## start The data

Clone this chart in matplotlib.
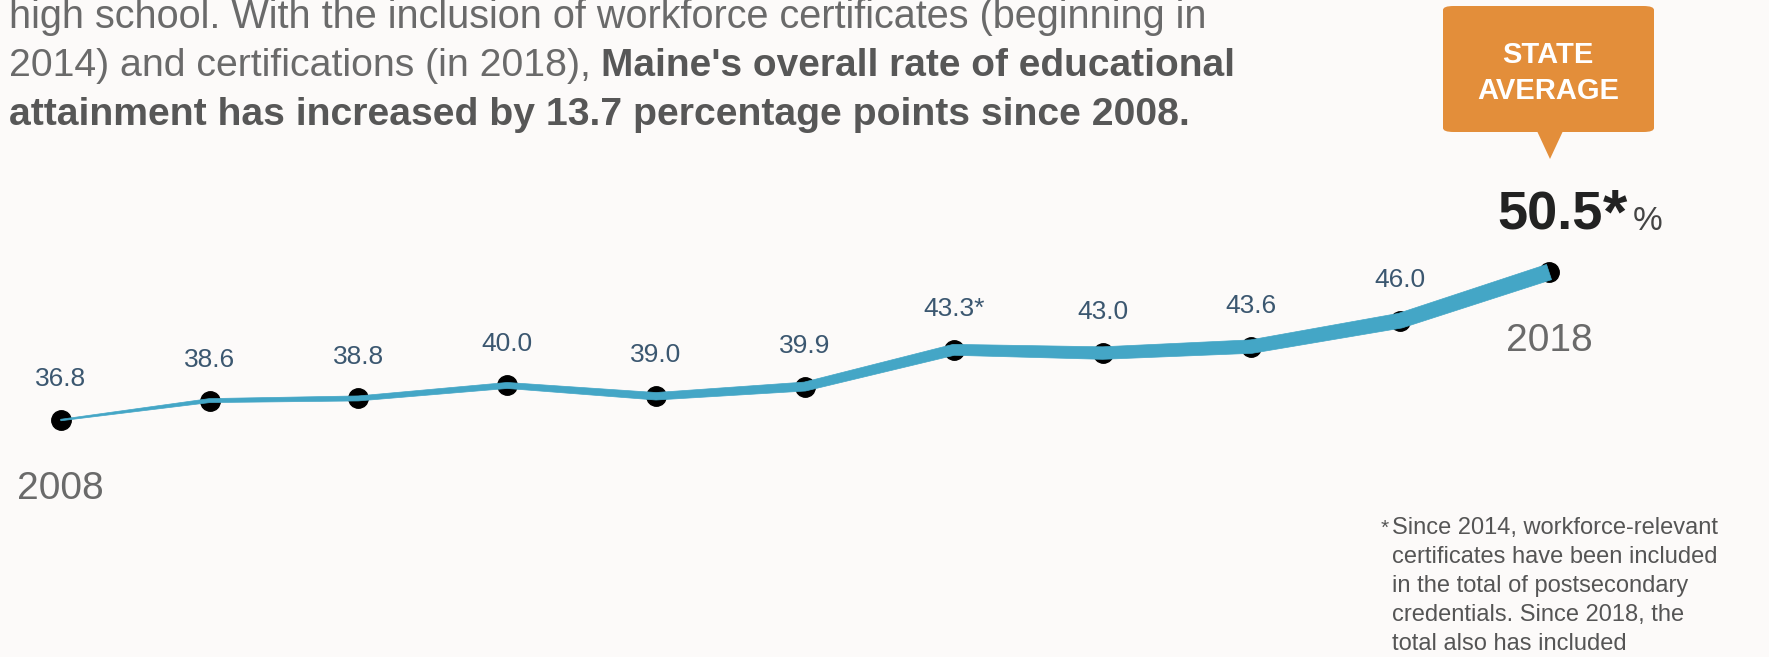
import numpy as np
import matplotlib
matplotlib.use("Agg")
import matplotlib.pyplot as plt
from matplotlib import font_manager
from matplotlib.patches import Polygon, FancyBboxPatch
from matplotlib.transforms import IdentityTransform

# data
years = [2008, 2009, 2010, 2011, 2012, 2013, 2014, 2015, 2016, 2017, 2018]
rates = [36.8, 38.6, 38.8, 40.0, 39.0, 39.9, 43.3, 43.0, 43.6, 46.0, 50.5]
starred = [2014]          # values with the footnote mark
end_years = [2008, 2018]  # years written under the line

intro = "high school. With the inclusion of workforce certificates (beginning in"
intro2_reg = "2014) and certifications (in 2018),"
intro2_bold = "Maine's overall rate of educational"
intro3_bold = "attainment has increased by 13.7 percentage points since 2008."
badge = "STATE\nAVERAGE"
footnote = ["Since 2014, workforce-relevant",
            "certificates have been included",
            "in the total of postsecondary",
            "credentials. Since 2018, the",
            "total also has included"]


def has_font(name):
    try:
        font_manager.findfont(name, fallback_to_default=False)
        return True
    except ValueError:
        return False


NARROW = "Liberation Sans Narrow" if has_font("Liberation Sans Narrow") else "Liberation Sans"
SANS = "Liberation Sans"

W, H = 1769, 657
BG = "#fcfaf9"
LINE = "#44a6c6"
LAB = "#3b5770"
GREY = "#6a6a6a"

fig = plt.figure(figsize=(W / 100, H / 100), dpi=100, facecolor=BG)
ax = fig.add_axes([0, 0, 1, 1])
ax.set_facecolor(BG)
ax.axis("off")
ax.set_xlim(2007.592, 2019.478)
ax.set_ylim(14.86, 75.69)


def fp(x, y):
    # pixel from top-left -> figure fraction
    return x / W, 1 - y / H


# tapered line, built in display space
pts = ax.transData.transform(np.column_stack([years, rates]))
widths = np.array([1.5, 4, 5, 6, 7.5, 9, 11, 12.5, 13.5, 15, 16])
segs = np.diff(pts, axis=0)
segn = np.column_stack([-segs[:, 1], segs[:, 0]])
segn /= np.linalg.norm(segn, axis=1)[:, None]
norms = np.zeros_like(pts)
norms[0] = segn[0]
norms[-1] = segn[-1]
norms[1:-1] = segn[:-1] + segn[1:]
norms /= np.linalg.norm(norms, axis=1)[:, None]
upper = pts + norms * widths[:, None] / 2
lower = pts - norms * widths[:, None] / 2
poly = Polygon(np.vstack([upper, lower[::-1]]), closed=True, facecolor=LINE,
               edgecolor=LINE, linewidth=0.5, transform=IdentityTransform(), zorder=2)
fig.patches.append(poly)
poly.set_figure(fig)

ax.plot(years, rates, linestyle="none", marker="o", markersize=14,
        color="black", zorder=3)

# value labels
for yr, v in zip(years[:-1], rates[:-1]):
    txt = f"{v:.1f}" + ("*" if yr in starred else "")
    ax.annotate(txt, (yr, v), xytext=(0, 41), textcoords="offset pixels",
                ha="center", va="center", fontsize=19, color=LAB, family=SANS)

# year labels
for yr in end_years:
    v = rates[years.index(yr)]
    ax.annotate(str(yr), (yr, v), xytext=(0, -69), textcoords="offset pixels",
                ha="center", va="center", fontsize=28, color=GREY, family=SANS)

# big final value
fig.text(*fp(1497, 230), f"{rates[-1]:.1f}", fontsize=39, fontweight="bold",
         color="#222222", family=SANS, va="baseline", ha="left")
fig.text(*fp(1603, 232), "*", fontsize=45, fontweight="bold",
         color="#222222", family=SANS, va="baseline", ha="left")
fig.text(*fp(1633, 230), "%", fontsize=24, color="#444444", family=SANS,
         va="baseline", ha="left")

# orange badge
bx0, by0 = fp(1443, 132)
bx1, by1 = fp(1654, 6)
fig.patches.append(FancyBboxPatch((bx0, by0), bx1 - bx0, by1 - by0,
                                  boxstyle="round,pad=0,rounding_size=0.006",
                                  facecolor="#e38e3a", edgecolor="none",
                                  transform=fig.transFigure, figure=fig))
fig.patches.append(Polygon([fp(1537, 131), fp(1563, 131), fp(1550, 159)], closed=True,
                           facecolor="#e38e3a", edgecolor="none",
                           transform=fig.transFigure, figure=fig))
fig.text(*fp(1548, 73), badge, ha="center", va="center", fontsize=21,
         fontweight="bold", color="white", family=SANS, linespacing=1.35)

# intro paragraph
fig.text(*fp(9, 28), intro, fontsize=28.5, color=GREY, family=NARROW, va="baseline")
t2 = fig.text(*fp(9, 76), intro2_reg, fontsize=28.3, color=GREY, family=NARROW, va="baseline")
ax.annotate(intro2_bold, xy=(1, 0), xycoords=t2, xytext=(10, 0), textcoords="offset pixels",
            fontsize=28, fontweight="bold", color="#575757", family=NARROW,
            va="bottom", ha="left")
fig.text(*fp(9, 125), intro3_bold, fontsize=28.2, fontweight="bold", color="#575757",
         family=NARROW, va="baseline")

# footnote
fig.text(*fp(1381, 534), "*", fontsize=15, color="#555555", family=SANS, va="baseline")
for i, line in enumerate(footnote):
    fig.text(*fp(1392, 534 + 29 * i), line, fontsize=17, color="#555555",
             family=SANS, va="baseline")

fig.savefig("out.png", dpi=100, facecolor=BG)
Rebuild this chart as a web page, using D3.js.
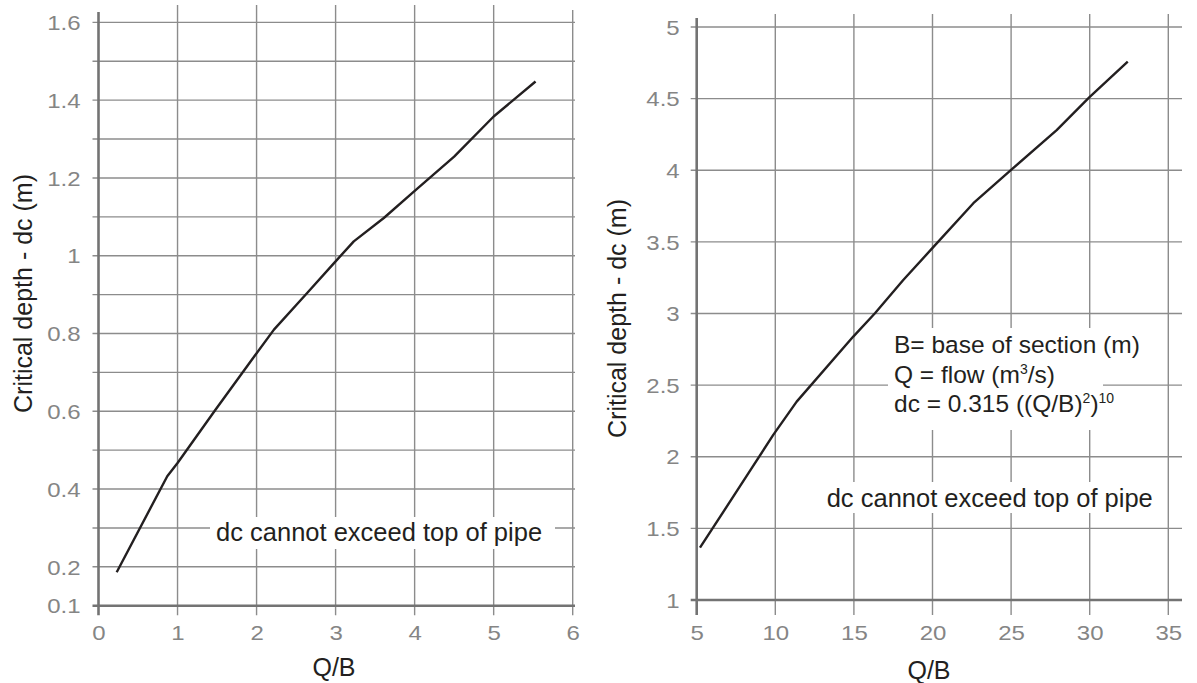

## end The data

■ Requirements ■
Would you mind returning each entry above word for word, skipping the images?

■ The result ■
Clone this chart in matplotlib.
import numpy as np
import matplotlib
matplotlib.use("Agg")
import matplotlib.pyplot as plt
from matplotlib import font_manager
from matplotlib.patches import Polygon, FancyBboxPatch
from matplotlib.transforms import IdentityTransform

# data
years = [2008, 2009, 2010, 2011, 2012, 2013, 2014, 2015, 2016, 2017, 2018]
rates = [36.8, 38.6, 38.8, 40.0, 39.0, 39.9, 43.3, 43.0, 43.6, 46.0, 50.5]
starred = [2014]          # values with the footnote mark
end_years = [2008, 2018]  # years written under the line

intro = "high school. With the inclusion of workforce certificates (beginning in"
intro2_reg = "2014) and certifications (in 2018),"
intro2_bold = "Maine's overall rate of educational"
intro3_bold = "attainment has increased by 13.7 percentage points since 2008."
badge = "STATE\nAVERAGE"
footnote = ["Since 2014, workforce-relevant",
            "certificates have been included",
            "in the total of postsecondary",
            "credentials. Since 2018, the",
            "total also has included"]


def has_font(name):
    try:
        font_manager.findfont(name, fallback_to_default=False)
        return True
    except ValueError:
        return False


NARROW = "Liberation Sans Narrow" if has_font("Liberation Sans Narrow") else "Liberation Sans"
SANS = "Liberation Sans"

W, H = 1769, 657
BG = "#fcfaf9"
LINE = "#44a6c6"
LAB = "#3b5770"
GREY = "#6a6a6a"

fig = plt.figure(figsize=(W / 100, H / 100), dpi=100, facecolor=BG)
ax = fig.add_axes([0, 0, 1, 1])
ax.set_facecolor(BG)
ax.axis("off")
ax.set_xlim(2007.592, 2019.478)
ax.set_ylim(14.86, 75.69)


def fp(x, y):
    # pixel from top-left -> figure fraction
    return x / W, 1 - y / H


# tapered line, built in display space
pts = ax.transData.transform(np.column_stack([years, rates]))
widths = np.array([1.5, 4, 5, 6, 7.5, 9, 11, 12.5, 13.5, 15, 16])
segs = np.diff(pts, axis=0)
segn = np.column_stack([-segs[:, 1], segs[:, 0]])
segn /= np.linalg.norm(segn, axis=1)[:, None]
norms = np.zeros_like(pts)
norms[0] = segn[0]
norms[-1] = segn[-1]
norms[1:-1] = segn[:-1] + segn[1:]
norms /= np.linalg.norm(norms, axis=1)[:, None]
upper = pts + norms * widths[:, None] / 2
lower = pts - norms * widths[:, None] / 2
poly = Polygon(np.vstack([upper, lower[::-1]]), closed=True, facecolor=LINE,
               edgecolor=LINE, linewidth=0.5, transform=IdentityTransform(), zorder=2)
fig.patches.append(poly)
poly.set_figure(fig)

ax.plot(years, rates, linestyle="none", marker="o", markersize=14,
        color="black", zorder=3)

# value labels
for yr, v in zip(years[:-1], rates[:-1]):
    txt = f"{v:.1f}" + ("*" if yr in starred else "")
    ax.annotate(txt, (yr, v), xytext=(0, 41), textcoords="offset pixels",
                ha="center", va="center", fontsize=19, color=LAB, family=SANS)

# year labels
for yr in end_years:
    v = rates[years.index(yr)]
    ax.annotate(str(yr), (yr, v), xytext=(0, -69), textcoords="offset pixels",
                ha="center", va="center", fontsize=28, color=GREY, family=SANS)

# big final value
fig.text(*fp(1497, 230), f"{rates[-1]:.1f}", fontsize=39, fontweight="bold",
         color="#222222", family=SANS, va="baseline", ha="left")
fig.text(*fp(1603, 232), "*", fontsize=45, fontweight="bold",
         color="#222222", family=SANS, va="baseline", ha="left")
fig.text(*fp(1633, 230), "%", fontsize=24, color="#444444", family=SANS,
         va="baseline", ha="left")

# orange badge
bx0, by0 = fp(1443, 132)
bx1, by1 = fp(1654, 6)
fig.patches.append(FancyBboxPatch((bx0, by0), bx1 - bx0, by1 - by0,
                                  boxstyle="round,pad=0,rounding_size=0.006",
                                  facecolor="#e38e3a", edgecolor="none",
                                  transform=fig.transFigure, figure=fig))
fig.patches.append(Polygon([fp(1537, 131), fp(1563, 131), fp(1550, 159)], closed=True,
                           facecolor="#e38e3a", edgecolor="none",
                           transform=fig.transFigure, figure=fig))
fig.text(*fp(1548, 73), badge, ha="center", va="center", fontsize=21,
         fontweight="bold", color="white", family=SANS, linespacing=1.35)

# intro paragraph
fig.text(*fp(9, 28), intro, fontsize=28.5, color=GREY, family=NARROW, va="baseline")
t2 = fig.text(*fp(9, 76), intro2_reg, fontsize=28.3, color=GREY, family=NARROW, va="baseline")
ax.annotate(intro2_bold, xy=(1, 0), xycoords=t2, xytext=(10, 0), textcoords="offset pixels",
            fontsize=28, fontweight="bold", color="#575757", family=NARROW,
            va="bottom", ha="left")
fig.text(*fp(9, 125), intro3_bold, fontsize=28.2, fontweight="bold", color="#575757",
         family=NARROW, va="baseline")

# footnote
fig.text(*fp(1381, 534), "*", fontsize=15, color="#555555", family=SANS, va="baseline")
for i, line in enumerate(footnote):
    fig.text(*fp(1392, 534 + 29 * i), line, fontsize=17, color="#555555",
             family=SANS, va="baseline")

fig.savefig("out.png", dpi=100, facecolor=BG)
Rebuild this chart as a web page, using D3.js.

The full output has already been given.